PatchNR: Learning from Small Data by Patch Normalizing Flow Regularization

Learning neural networks using only a small amount of data is an important ongoing research topic with tremendous potential for applications. In this paper, we introduce a regularizer for the variational modeling of inverse problems in imaging based on normalizing flows. Our regularizer, called patchNR, involves a normalizing flow learned on patches of very few images. The subsequent reconstruction method is completely unsupervised and the same regularizer can be used for different forward operators acting on the same class of images. By investigating the distribution of patches versus those of the whole image class, we prove that our variational model is indeed a MAP approach. Our model can be generalized to conditional patchNRs, if additional supervised information is available. Numerical examples for low-dose CT, limited-angle CT and superresolution of material images demonstrate that our method provides high quality results among unsupervised methods, but requires only few data.

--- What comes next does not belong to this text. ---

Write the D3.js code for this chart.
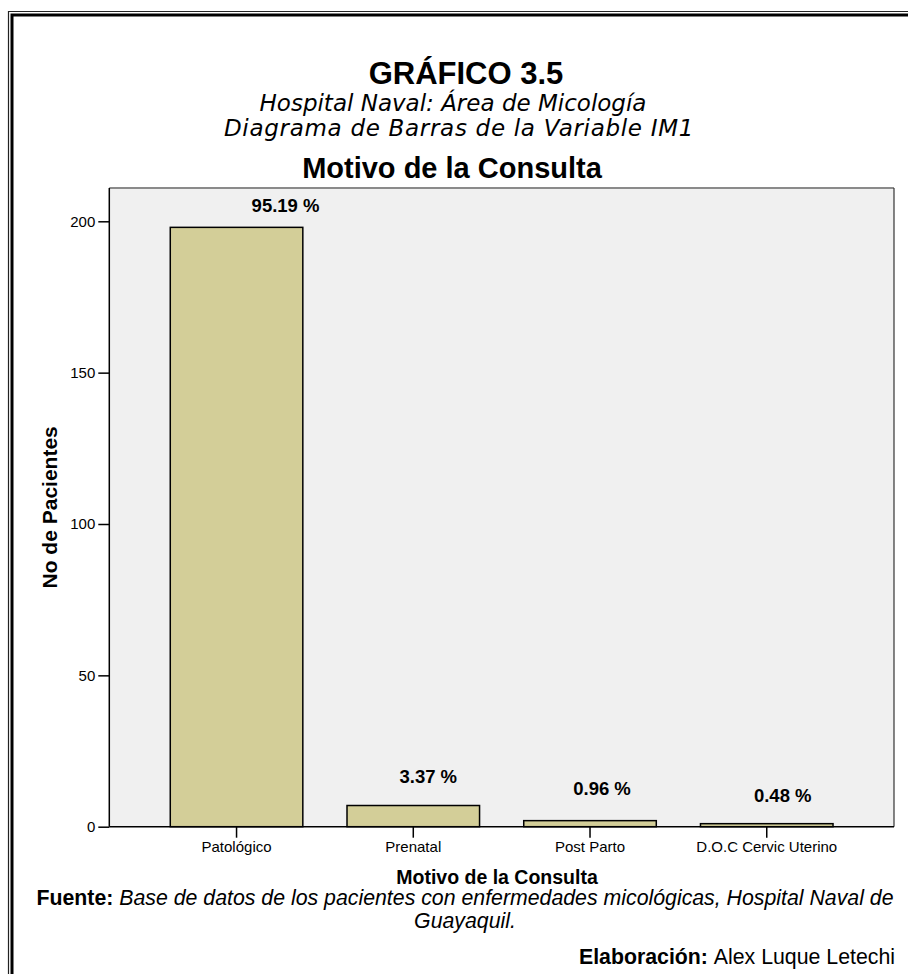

WPPNets: Unsupervised CNN Training with Wasserstein Patch Priors for Image Superresolution

We introduce WPPNets, which are CNNs trained by a new unsupervised loss function for image superresolution of materials microstructures. Instead of requiring access to a large database of registered high- and low-resolution images, we only assume to know a large database of low resolution images, the forward operator and one high-resolution reference image. Then, we propose a loss function based on the Wasserstein patch prior which measures the Wasserstein-2 distance between the patch distributions of the predictions and the reference image. We demonstrate by numerical examples that WPPNets outperform other methods with similar assumptions. In particular, we show that WPPNets are much more stable under inaccurate knowledge or perturbations of the forward operator. This enables us to use them in real-world applications, where neither a large database of registered data nor the exact forward operator are given.